Skipping the grid: I’ve seen people try square foot gardening without actually making a grid, figuring they’ll eyeball it. It doesn’t work. The grid is essential for maintaining proper spacing and keeping your planting organized. Spend ten minutes making one — you’ll be glad you did.

The first year I tried square foot gardening, I planted two zucchini plants in a single 4×4 bed. By midsummer, those two plants had taken over the entire bed and shaded out everything else. Lesson learned — some crops are too big for square foot beds, or at minimum need a dedicated section with extra squares allocated.

Adapting Square Foot Gardening for Your Space

While the 4×4 bed is standard, you can adapt the method to any size. A 2×4 bed works great on a patio or along a fence. A 4×8 bed gives you 32 squares for serious production. Some gardeners even use the square foot approach in seed starting trays and containers.

The principles work regardless of scale: define your squares, plant the right number per square, replant as you harvest, and keep feeding the soil. Whether you have one bed or twenty, the system scales beautifully.

Why Square Foot Gardening Works

The numbers speak for themselves. A traditional garden uses about 80% of its space for paths and wasted row spacing. A square foot garden uses nearly 100% of its space for growing. You also use less water (you’re only watering planted areas), less fertilizer (targeted applications), and far less time weeding.

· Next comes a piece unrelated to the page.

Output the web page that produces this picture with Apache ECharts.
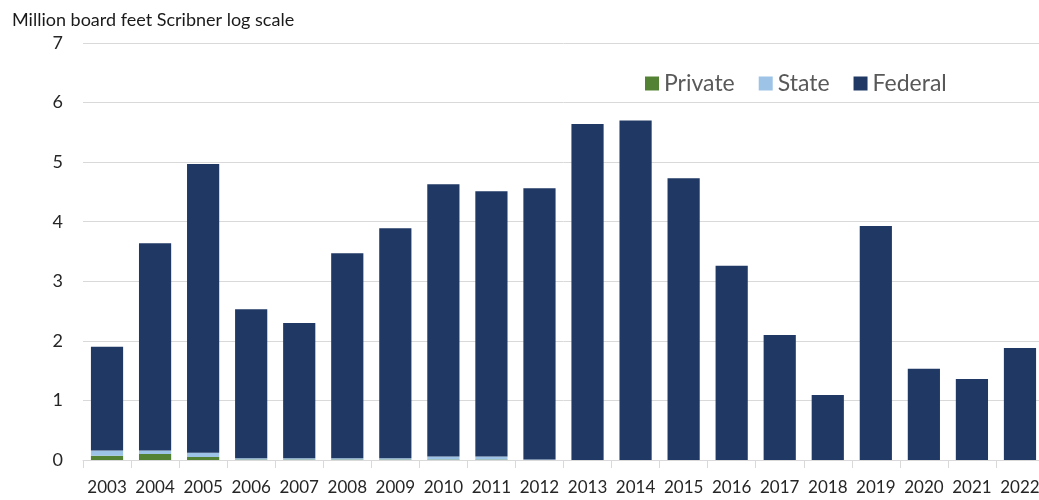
<!DOCTYPE html>
<html><head><meta charset="utf-8">
<script src="https://cdn.jsdelivr.net/npm/echarts@6/dist/echarts.min.js"></script>
<style>html,body{margin:0;padding:0;background:#fff;overflow:hidden}#c{width:1044px;height:500px}</style>
</head><body><div id="c"></div>
<script>
const years = ['2003','2004','2005','2006','2007','2008','2009','2010','2011','2012','2013','2014','2015','2016','2017','2018','2019','2020','2021','2022'];
const privateVals = [0.07,0.10,0.05,0.01,0.01,0.01,0.01,0.01,0.01,0,0,0,0,0,0,0,0,0,0,0];
const stateVals   = [0.09,0.06,0.07,0.02,0.02,0.02,0.02,0.05,0.05,0.01,0,0,0,0,0,0,0,0,0,0];
const federalVals = [1.74,3.48,4.85,2.50,2.27,3.44,3.86,4.57,4.45,4.55,5.64,5.70,4.73,3.26,2.10,1.09,3.93,1.53,1.36,1.88];
const yTicks = [0,1,2,3,4,5,6,7];
const font = "Lato, 'Open Sans', sans-serif";
const chart = echarts.init(document.getElementById('c'));
chart.setOption({
  animation:false,
  title:{text:'Million board feet Scribner log scale',left:7,top:6,textStyle:{fontFamily:font,fontSize:18,fontWeight:'normal',color:'#1a1a1a'}},
  legend:{data:['Private','State','Federal'],left:640,top:67,itemWidth:14,itemHeight:14,itemGap:24,icon:'rect',
    textStyle:{fontFamily:font,fontSize:23,color:'#595959'}},
  grid:{left:83,right:0,top:43,bottom:40},
  xAxis:{type:'category',data:years,
    axisLine:{lineStyle:{color:'#d9d9d9'}},
    axisTick:{show:true,length:8,lineStyle:{color:'#d9d9d9'}},
    axisLabel:{fontFamily:font,fontSize:17,color:'#262626',margin:19,interval:0}},
  yAxis:{type:'value',min:yTicks[0],max:yTicks[yTicks.length-1],interval:1,
    axisLine:{show:false},axisTick:{show:false},
    splitLine:{lineStyle:{color:'#d9d9d9'}},
    axisLabel:{fontFamily:font,fontSize:18,color:'#262626',margin:20}},
  series:[
    {name:'Private',type:'bar',stack:'a',data:privateVals,barCategoryGap:'33%',itemStyle:{color:'#548235'}},
    {name:'State',type:'bar',stack:'a',data:stateVals,itemStyle:{color:'#9dc3e6'}},
    {name:'Federal',type:'bar',stack:'a',data:federalVals,itemStyle:{color:'#203864'}}
  ]
});
</script></body></html>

For anyone just starting out with vegetable gardening, the square foot method provides structure and removes the intimidation factor. You don’t need to know everything about gardening — just follow the grid and plant what the chart says. As you gain experience, you’ll naturally start experimenting and adapting the system to your own preferences.

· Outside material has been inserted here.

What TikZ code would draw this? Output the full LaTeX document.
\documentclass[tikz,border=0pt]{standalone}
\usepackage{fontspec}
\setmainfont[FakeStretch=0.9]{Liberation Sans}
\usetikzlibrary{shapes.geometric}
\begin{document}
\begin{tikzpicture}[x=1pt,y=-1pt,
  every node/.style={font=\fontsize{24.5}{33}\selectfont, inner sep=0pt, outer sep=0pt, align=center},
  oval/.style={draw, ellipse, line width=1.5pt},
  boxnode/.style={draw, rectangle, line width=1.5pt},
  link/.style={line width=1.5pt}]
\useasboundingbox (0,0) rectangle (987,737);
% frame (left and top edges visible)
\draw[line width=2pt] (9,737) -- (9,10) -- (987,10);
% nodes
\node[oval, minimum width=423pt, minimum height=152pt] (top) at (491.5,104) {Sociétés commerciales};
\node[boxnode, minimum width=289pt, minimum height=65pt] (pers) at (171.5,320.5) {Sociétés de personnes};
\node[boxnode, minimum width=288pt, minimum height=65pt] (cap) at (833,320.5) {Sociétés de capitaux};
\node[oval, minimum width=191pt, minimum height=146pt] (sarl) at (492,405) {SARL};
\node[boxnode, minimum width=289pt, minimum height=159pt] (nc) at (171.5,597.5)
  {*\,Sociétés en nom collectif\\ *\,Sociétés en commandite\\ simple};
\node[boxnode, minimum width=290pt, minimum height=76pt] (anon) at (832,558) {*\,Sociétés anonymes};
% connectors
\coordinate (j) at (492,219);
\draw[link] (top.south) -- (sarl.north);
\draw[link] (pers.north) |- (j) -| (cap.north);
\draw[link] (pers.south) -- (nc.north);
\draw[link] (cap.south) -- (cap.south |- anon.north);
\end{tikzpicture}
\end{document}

Frequently Asked Questions

How much does it cost to set up a 4×4 square foot garden?
Building materials for the bed typically run $30-75 depending on lumber choices. Filling it with Mel’s Mix is the biggest expense — expect $50-100 for a bed that’s 6-8 inches deep. Costs drop significantly in subsequent years since you only need to add compost to replenish the mix.

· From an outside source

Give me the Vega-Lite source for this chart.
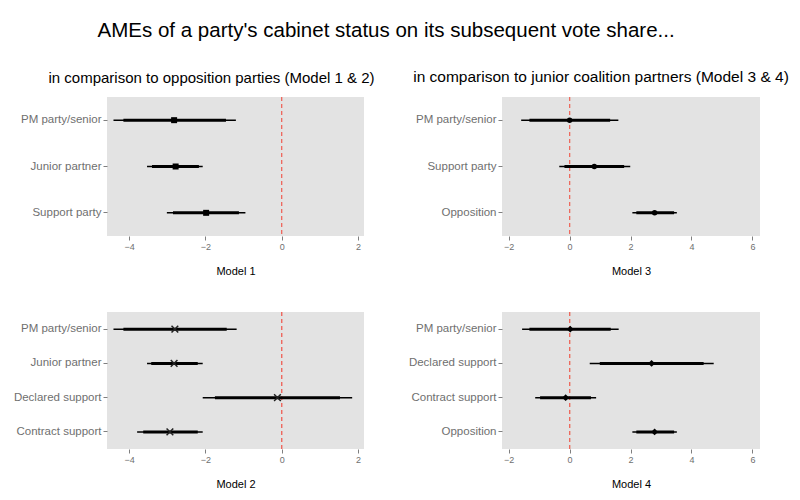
{
  "$schema": "https://vega.github.io/schema/vega-lite/v6.json",
  "padding": {"left": 13, "top": 20, "right": 10, "bottom": 10},
  "background": "white",
  "title": {"text": "AMEs of a party's cabinet status on its subsequent vote share...", "fontSize": 20.5, "fontWeight": "normal", "font": "Liberation Sans", "color": "black", "anchor": "middle", "dx": -15, "offset": 29},
  "datasets": {
    "m1": [
      {"cat": "PM party/senior", "est": -2.82, "lo": -4.41, "hi": -1.20, "lo2": -4.15, "hi2": -1.46},
      {"cat": "Junior partner", "est": -2.78, "lo": -3.53, "hi": -2.07, "lo2": -3.40, "hi2": -2.17},
      {"cat": "Support party", "est": -1.98, "lo": -3.01, "hi": -0.95, "lo2": -2.85, "hi2": -1.12}
    ],
    "m2": [
      {"cat": "PM party/senior", "est": -2.80, "lo": -4.41, "hi": -1.18, "lo2": -4.15, "hi2": -1.44},
      {"cat": "Junior partner", "est": -2.82, "lo": -3.53, "hi": -2.07, "lo2": -3.42, "hi2": -2.20},
      {"cat": "Declared support", "est": -0.11, "lo": -2.07, "hi": 1.85, "lo2": -1.75, "hi2": 1.53},
      {"cat": "Contract support", "est": -2.93, "lo": -3.79, "hi": -2.07, "lo2": -3.63, "hi2": -2.20}
    ],
    "m3": [
      {"cat": "PM party/senior", "est": 0.00, "lo": -1.59, "hi": 1.60, "lo2": -1.32, "hi2": 1.33},
      {"cat": "Support party", "est": 0.81, "lo": -0.34, "hi": 1.99, "lo2": -0.17, "hi2": 1.79},
      {"cat": "Opposition", "est": 2.79, "lo": 2.06, "hi": 3.52, "lo2": 2.19, "hi2": 3.43}
    ],
    "m4": [
      {"cat": "PM party/senior", "est": 0.02, "lo": -1.56, "hi": 1.61, "lo2": -1.32, "hi2": 1.35},
      {"cat": "Declared support", "est": 2.69, "lo": 0.66, "hi": 4.73, "lo2": 0.99, "hi2": 4.40},
      {"cat": "Contract support", "est": -0.13, "lo": -1.13, "hi": 0.87, "lo2": -0.97, "hi2": 0.70},
      {"cat": "Opposition", "est": 2.79, "lo": 2.06, "hi": 3.52, "lo2": 2.19, "hi2": 3.43}
    ]
  },
  "columns": 2,
  "spacing": {"row": 76, "column": 138},
  "bounds": "flush",
  "concat": [
    {
      "title": {"text": "in comparison to opposition parties (Model 1 & 2)", "fontSize": 15, "fontWeight": "normal", "font": "Liberation Sans", "color": "black", "offset": 11, "dx": -24},
      "width": 257, "height": 139,
      "data": {"name": "m1"},
      "encoding": {
        "y": {"field": "cat", "type": "nominal", "sort": ["PM party/senior", "Junior partner", "Support party"], "axis": {"title": null, "labelFontSize": 11.5, "labelPadding": 2}}
      },
      "layer": [
        {"mark": {"type": "rule", "color": "#ee6a5f", "strokeDash": [4, 3], "strokeWidth": 1}, "encoding": {"x": {"datum": 0, "type": "quantitative"}, "y": null}},
        {"mark": {"type": "rule", "color": "black", "strokeWidth": 1.5}, "encoding": {"x": {"field": "lo", "type": "quantitative", "scale": {"domain": [-4.58, 2.16], "nice": false, "zero": false}, "axis": {"values": [-4, -2, 0, 2], "title": "Model 1", "labelFontSize": 9, "titleFontSize": 11, "titleColor": "black", "titlePadding": 14}}, "x2": {"field": "hi"}}},
        {"mark": {"type": "rule", "color": "black", "strokeWidth": 3}, "encoding": {"x": {"field": "lo2", "type": "quantitative"}, "x2": {"field": "hi2"}}},
        {"mark": {"type": "point", "shape": "square", "filled": true, "color": "black", "size": 36, "opacity": 1}, "encoding": {"x": {"field": "est", "type": "quantitative"}}}
      ]
    },
    {
      "title": {"text": "in comparison to junior coalition partners (Model 3 & 4)", "fontSize": 15.5, "fontWeight": "normal", "font": "Liberation Sans", "color": "black", "offset": 11, "dx": -30},
      "width": 258, "height": 139,
      "data": {"name": "m3"},
      "encoding": {
        "y": {"field": "cat", "type": "nominal", "sort": ["PM party/senior", "Support party", "Opposition"], "axis": {"title": null, "labelFontSize": 11.5, "labelPadding": 2}}
      },
      "layer": [
        {"mark": {"type": "rule", "color": "#ee6a5f", "strokeDash": [4, 3], "strokeWidth": 1}, "encoding": {"x": {"datum": 0, "type": "quantitative"}, "y": null}},
        {"mark": {"type": "rule", "color": "black", "strokeWidth": 1.5}, "encoding": {"x": {"field": "lo", "type": "quantitative", "scale": {"domain": [-2.22, 6.25], "nice": false, "zero": false}, "axis": {"values": [-2, 0, 2, 4, 6], "title": "Model 3", "labelFontSize": 9, "titleFontSize": 11, "titleColor": "black", "titlePadding": 14}}, "x2": {"field": "hi"}}},
        {"mark": {"type": "rule", "color": "black", "strokeWidth": 3}, "encoding": {"x": {"field": "lo2", "type": "quantitative"}, "x2": {"field": "hi2"}}},
        {"mark": {"type": "point", "shape": "circle", "filled": true, "color": "black", "size": 30, "opacity": 1}, "encoding": {"x": {"field": "est", "type": "quantitative"}}}
      ]
    },
    {
      "width": 257, "height": 137,
      "data": {"name": "m2"},
      "encoding": {
        "y": {"field": "cat", "type": "nominal", "sort": ["PM party/senior", "Junior partner", "Declared support", "Contract support"], "axis": {"title": null, "labelFontSize": 11.5, "labelPadding": 2}}
      },
      "layer": [
        {"mark": {"type": "rule", "color": "#ee6a5f", "strokeDash": [4, 3], "strokeWidth": 1}, "encoding": {"x": {"datum": 0, "type": "quantitative"}, "y": null}},
        {"mark": {"type": "rule", "color": "black", "strokeWidth": 1.5}, "encoding": {"x": {"field": "lo", "type": "quantitative", "scale": {"domain": [-4.58, 2.16], "nice": false, "zero": false}, "axis": {"values": [-4, -2, 0, 2], "title": "Model 2", "labelFontSize": 9, "titleFontSize": 11, "titleColor": "black", "titlePadding": 14}}, "x2": {"field": "hi"}}},
        {"mark": {"type": "rule", "color": "black", "strokeWidth": 3}, "encoding": {"x": {"field": "lo2", "type": "quantitative"}, "x2": {"field": "hi2"}}},
        {"mark": {"type": "point", "shape": "M-1,-1L1,1M-1,1L1,-1", "filled": false, "color": "#222222", "strokeWidth": 1.5, "size": 45, "opacity": 1}, "encoding": {"x": {"field": "est", "type": "quantitative"}}}
      ]
    },
    {
      "width": 258, "height": 137,
      "data": {"name": "m4"},
      "encoding": {
        "y": {"field": "cat", "type": "nominal", "sort": ["PM party/senior", "Declared support", "Contract support", "Opposition"], "axis": {"title": null, "labelFontSize": 11.5, "labelPadding": 2}}
      },
      "layer": [
        {"mark": {"type": "rule", "color": "#ee6a5f", "strokeDash": [4, 3], "strokeWidth": 1}, "encoding": {"x": {"datum": 0, "type": "quantitative"}, "y": null}},
        {"mark": {"type": "rule", "color": "black", "strokeWidth": 1.5}, "encoding": {"x": {"field": "lo", "type": "quantitative", "scale": {"domain": [-2.22, 6.25], "nice": false, "zero": false}, "axis": {"values": [-2, 0, 2, 4, 6], "title": "Model 4", "labelFontSize": 9, "titleFontSize": 11, "titleColor": "black", "titlePadding": 14}}, "x2": {"field": "hi"}}},
        {"mark": {"type": "rule", "color": "black", "strokeWidth": 3}, "encoding": {"x": {"field": "lo2", "type": "quantitative"}, "x2": {"field": "hi2"}}},
        {"mark": {"type": "point", "shape": "diamond", "filled": true, "color": "black", "size": 48, "opacity": 1}, "encoding": {"x": {"field": "est", "type": "quantitative"}}}
      ]
    }
  ],
  "resolve": {"scale": {"x": "independent", "y": "independent"}},
  "config": {
    "font": "Liberation Sans",
    "view": {"fill": "#e3e3e3", "stroke": null},
    "axis": {"gridColor": "white", "gridWidth": 1, "domain": false, "tickColor": "#7f7f7f", "tickSize": 4, "labelColor": "#6f6f6f", "labelFont": "Liberation Sans", "titleFont": "Liberation Sans", "titleFontWeight": "normal"}
  }
}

Can I use regular garden soil instead of Mel’s Mix?
You can, but you’ll lose many of the benefits. Native soil is heavier, compacts more easily, contains weed seeds, and may have drainage issues. A good compromise is to blend your native soil 50/50 with compost and add some perlite or vermiculite for drainage. It won’t be as ideal as Mel’s Mix, but it’s much cheaper.

How many square foot garden beds do I need to feed a family?
As a rough guide, one 4×4 bed per person provides a meaningful amount of fresh vegetables throughout the season. For a family of four aiming at significant self-sufficiency, plan on 4-8 beds (64-128 square feet of growing space), supplemented with succession planting and vertical growing.

What crops don’t work well in square foot gardens?
Large sprawling crops like corn (needs a large block for pollination), full-size pumpkins, and watermelons are poor candidates. Potatoes can work but require deeper beds or mounding. Asparagus and other perennials are better in dedicated permanent beds.

Do I need to replace Mel’s Mix each year?
No. The mix lasts for years with annual amendments. Each spring, add 1-2 inches of fresh compost to the top of the bed. Add a small amount of compost to each square when you replant during the season. Over time, the vermiculite and peat break down, so every 3-4 years you might add a fresh batch of those ingredients as well.